## Start Given records

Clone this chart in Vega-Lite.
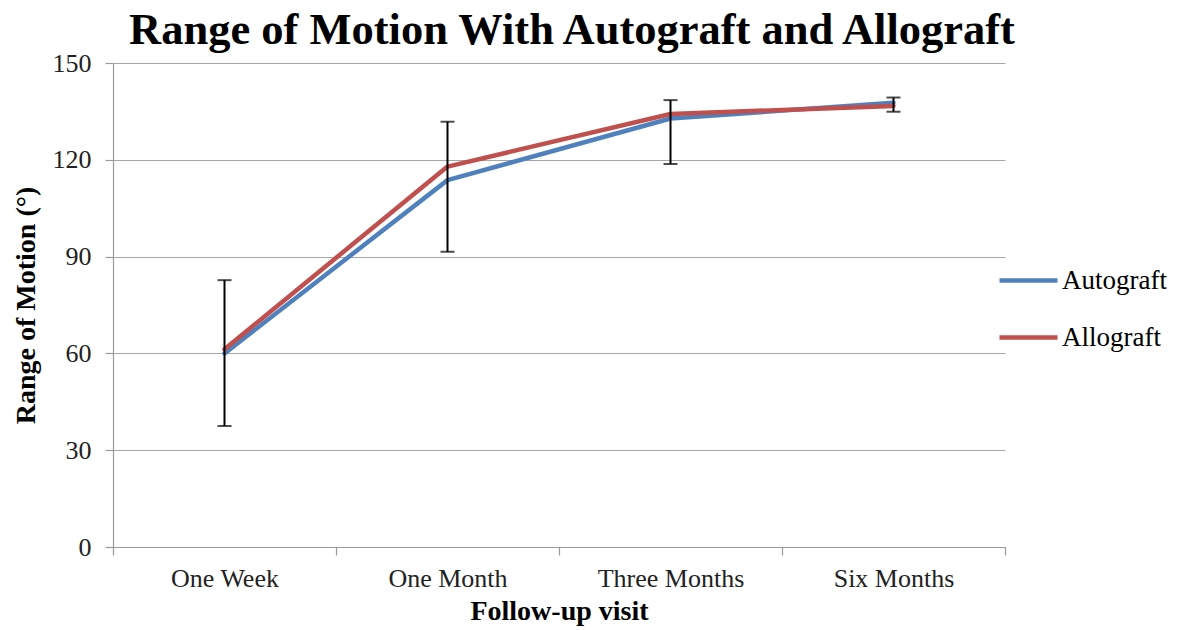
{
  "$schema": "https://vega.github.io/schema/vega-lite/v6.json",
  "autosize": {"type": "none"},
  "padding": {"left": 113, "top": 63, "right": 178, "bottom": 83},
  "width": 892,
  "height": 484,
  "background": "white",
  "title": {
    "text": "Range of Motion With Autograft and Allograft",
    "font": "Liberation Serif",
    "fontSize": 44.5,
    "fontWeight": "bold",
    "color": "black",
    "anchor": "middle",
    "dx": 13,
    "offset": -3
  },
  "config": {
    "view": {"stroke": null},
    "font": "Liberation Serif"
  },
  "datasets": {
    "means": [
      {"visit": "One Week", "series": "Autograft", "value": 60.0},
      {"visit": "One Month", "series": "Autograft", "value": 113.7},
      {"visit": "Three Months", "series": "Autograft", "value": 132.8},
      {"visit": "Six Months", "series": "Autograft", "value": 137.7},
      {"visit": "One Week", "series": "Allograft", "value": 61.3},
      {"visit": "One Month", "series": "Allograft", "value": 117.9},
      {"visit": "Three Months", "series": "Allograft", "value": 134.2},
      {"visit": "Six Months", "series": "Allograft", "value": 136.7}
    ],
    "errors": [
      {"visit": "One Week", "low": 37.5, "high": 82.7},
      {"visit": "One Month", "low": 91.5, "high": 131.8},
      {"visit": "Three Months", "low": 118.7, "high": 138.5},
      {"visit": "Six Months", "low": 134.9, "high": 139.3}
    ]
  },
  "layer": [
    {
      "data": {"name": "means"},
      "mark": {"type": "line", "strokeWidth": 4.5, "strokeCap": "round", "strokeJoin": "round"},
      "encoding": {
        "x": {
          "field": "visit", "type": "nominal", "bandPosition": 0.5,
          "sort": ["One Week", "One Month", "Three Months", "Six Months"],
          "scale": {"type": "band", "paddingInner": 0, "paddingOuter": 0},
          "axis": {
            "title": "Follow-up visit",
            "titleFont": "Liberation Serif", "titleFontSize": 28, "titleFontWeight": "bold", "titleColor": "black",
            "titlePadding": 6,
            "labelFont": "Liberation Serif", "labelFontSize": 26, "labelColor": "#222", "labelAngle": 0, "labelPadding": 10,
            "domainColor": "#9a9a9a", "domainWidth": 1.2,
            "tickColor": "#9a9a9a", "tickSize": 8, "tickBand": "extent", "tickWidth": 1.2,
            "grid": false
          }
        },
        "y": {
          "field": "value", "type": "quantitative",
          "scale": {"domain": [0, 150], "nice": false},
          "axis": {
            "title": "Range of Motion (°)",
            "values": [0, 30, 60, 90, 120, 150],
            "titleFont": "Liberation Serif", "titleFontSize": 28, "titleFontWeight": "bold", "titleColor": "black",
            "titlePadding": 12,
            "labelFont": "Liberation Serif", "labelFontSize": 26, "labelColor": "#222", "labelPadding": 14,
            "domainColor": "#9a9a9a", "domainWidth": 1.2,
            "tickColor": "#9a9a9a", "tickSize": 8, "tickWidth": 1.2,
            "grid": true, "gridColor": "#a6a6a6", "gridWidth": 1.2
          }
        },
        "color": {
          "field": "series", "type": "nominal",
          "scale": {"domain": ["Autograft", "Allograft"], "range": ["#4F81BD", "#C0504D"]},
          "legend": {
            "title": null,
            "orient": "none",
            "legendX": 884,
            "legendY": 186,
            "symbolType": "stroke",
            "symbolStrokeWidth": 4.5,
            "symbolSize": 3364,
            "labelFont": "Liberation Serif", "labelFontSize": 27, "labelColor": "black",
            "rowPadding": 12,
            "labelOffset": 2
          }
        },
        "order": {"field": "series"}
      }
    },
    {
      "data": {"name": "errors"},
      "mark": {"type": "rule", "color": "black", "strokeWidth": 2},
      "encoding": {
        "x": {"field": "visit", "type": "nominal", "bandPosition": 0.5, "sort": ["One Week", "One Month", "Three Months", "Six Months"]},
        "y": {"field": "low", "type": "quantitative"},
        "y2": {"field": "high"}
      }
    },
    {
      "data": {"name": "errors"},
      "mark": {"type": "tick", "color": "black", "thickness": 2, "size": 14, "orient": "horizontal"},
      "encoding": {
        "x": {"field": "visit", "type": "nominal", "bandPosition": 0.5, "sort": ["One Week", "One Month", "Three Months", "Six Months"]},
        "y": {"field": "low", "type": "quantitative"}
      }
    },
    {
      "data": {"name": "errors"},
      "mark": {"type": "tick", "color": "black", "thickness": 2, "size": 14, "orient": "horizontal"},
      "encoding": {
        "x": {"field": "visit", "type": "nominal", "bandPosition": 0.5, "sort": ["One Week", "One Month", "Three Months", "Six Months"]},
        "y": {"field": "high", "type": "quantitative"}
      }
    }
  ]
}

## End Given records
## Start Given records

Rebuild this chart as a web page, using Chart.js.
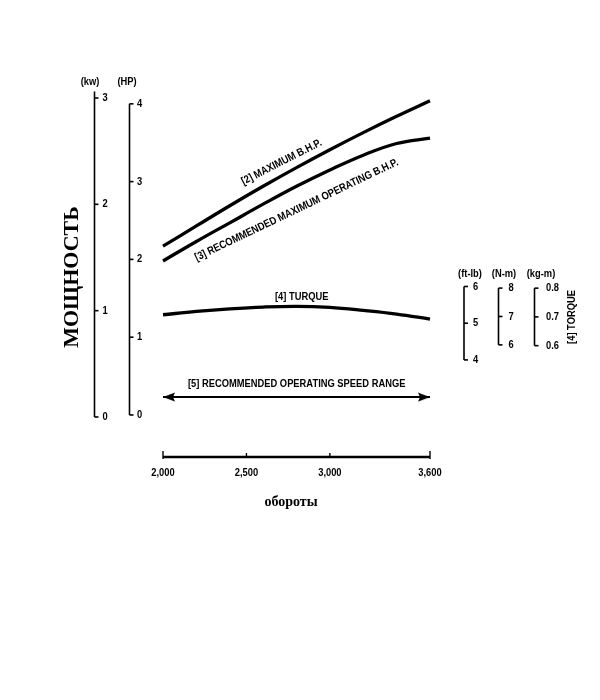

## End Given records
## Start Given records

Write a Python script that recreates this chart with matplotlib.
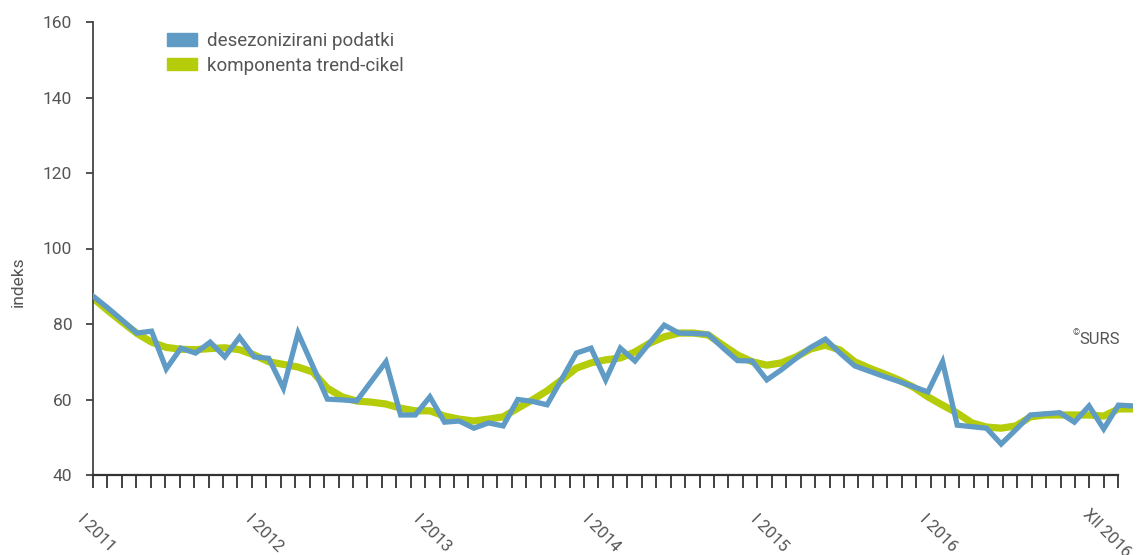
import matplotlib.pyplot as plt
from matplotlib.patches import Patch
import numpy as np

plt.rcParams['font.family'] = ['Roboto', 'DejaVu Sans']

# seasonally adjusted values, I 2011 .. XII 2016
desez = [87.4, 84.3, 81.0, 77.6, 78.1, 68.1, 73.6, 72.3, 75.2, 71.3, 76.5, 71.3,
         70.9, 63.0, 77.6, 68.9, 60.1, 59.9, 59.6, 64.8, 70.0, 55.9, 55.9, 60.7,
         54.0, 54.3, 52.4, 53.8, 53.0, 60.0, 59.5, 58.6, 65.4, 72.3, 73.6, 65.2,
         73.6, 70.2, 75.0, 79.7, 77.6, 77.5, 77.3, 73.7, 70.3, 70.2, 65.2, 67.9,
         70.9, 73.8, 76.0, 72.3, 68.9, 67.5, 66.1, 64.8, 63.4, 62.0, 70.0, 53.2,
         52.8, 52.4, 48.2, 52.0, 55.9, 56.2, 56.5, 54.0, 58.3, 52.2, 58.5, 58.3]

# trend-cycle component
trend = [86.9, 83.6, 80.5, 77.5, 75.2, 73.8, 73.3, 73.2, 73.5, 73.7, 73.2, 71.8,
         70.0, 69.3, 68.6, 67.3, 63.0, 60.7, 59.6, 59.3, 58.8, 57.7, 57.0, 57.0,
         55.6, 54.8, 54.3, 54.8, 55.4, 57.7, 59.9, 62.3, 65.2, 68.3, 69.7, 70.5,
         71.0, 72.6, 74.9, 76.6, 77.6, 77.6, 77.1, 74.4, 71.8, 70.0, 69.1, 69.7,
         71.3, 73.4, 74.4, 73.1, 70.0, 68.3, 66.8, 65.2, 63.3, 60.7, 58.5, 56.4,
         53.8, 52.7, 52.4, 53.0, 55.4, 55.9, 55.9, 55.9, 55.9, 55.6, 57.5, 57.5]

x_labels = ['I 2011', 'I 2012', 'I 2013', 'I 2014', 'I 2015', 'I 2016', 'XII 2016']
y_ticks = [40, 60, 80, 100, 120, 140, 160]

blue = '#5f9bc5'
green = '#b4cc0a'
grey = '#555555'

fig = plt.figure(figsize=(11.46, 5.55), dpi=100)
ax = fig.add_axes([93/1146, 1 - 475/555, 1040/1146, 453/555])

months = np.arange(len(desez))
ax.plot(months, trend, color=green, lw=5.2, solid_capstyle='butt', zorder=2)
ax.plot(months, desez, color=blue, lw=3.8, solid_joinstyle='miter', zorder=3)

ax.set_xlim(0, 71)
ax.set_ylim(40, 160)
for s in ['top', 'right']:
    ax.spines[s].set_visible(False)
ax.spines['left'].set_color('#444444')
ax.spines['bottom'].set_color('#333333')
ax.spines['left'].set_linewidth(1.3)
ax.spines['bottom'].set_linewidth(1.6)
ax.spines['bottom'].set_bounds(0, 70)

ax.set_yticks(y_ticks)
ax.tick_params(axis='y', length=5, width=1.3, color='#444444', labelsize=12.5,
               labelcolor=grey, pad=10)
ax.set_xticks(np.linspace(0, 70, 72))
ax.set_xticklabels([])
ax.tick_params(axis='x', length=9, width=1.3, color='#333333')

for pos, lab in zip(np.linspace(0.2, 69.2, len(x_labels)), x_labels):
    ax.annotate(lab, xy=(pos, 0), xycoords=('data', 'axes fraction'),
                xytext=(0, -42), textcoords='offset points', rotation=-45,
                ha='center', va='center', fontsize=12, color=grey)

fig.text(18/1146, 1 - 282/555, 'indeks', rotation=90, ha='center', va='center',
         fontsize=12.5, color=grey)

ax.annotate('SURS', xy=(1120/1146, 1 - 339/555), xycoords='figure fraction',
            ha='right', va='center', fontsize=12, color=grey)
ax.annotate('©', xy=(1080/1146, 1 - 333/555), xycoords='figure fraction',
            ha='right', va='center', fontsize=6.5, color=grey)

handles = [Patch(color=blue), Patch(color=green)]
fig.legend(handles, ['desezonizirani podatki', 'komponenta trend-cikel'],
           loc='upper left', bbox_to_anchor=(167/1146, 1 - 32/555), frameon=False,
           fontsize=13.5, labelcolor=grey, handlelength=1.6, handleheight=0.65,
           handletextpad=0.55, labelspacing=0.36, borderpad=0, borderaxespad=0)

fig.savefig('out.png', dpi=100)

## End Given records

Short exercise: Find and copy each line above that includes the string "this".

Exercise response:
Clone this chart in Vega-Lite.
Rebuild this chart as a web page, using Chart.js.
Write a Python script that recreates this chart with matplotlib.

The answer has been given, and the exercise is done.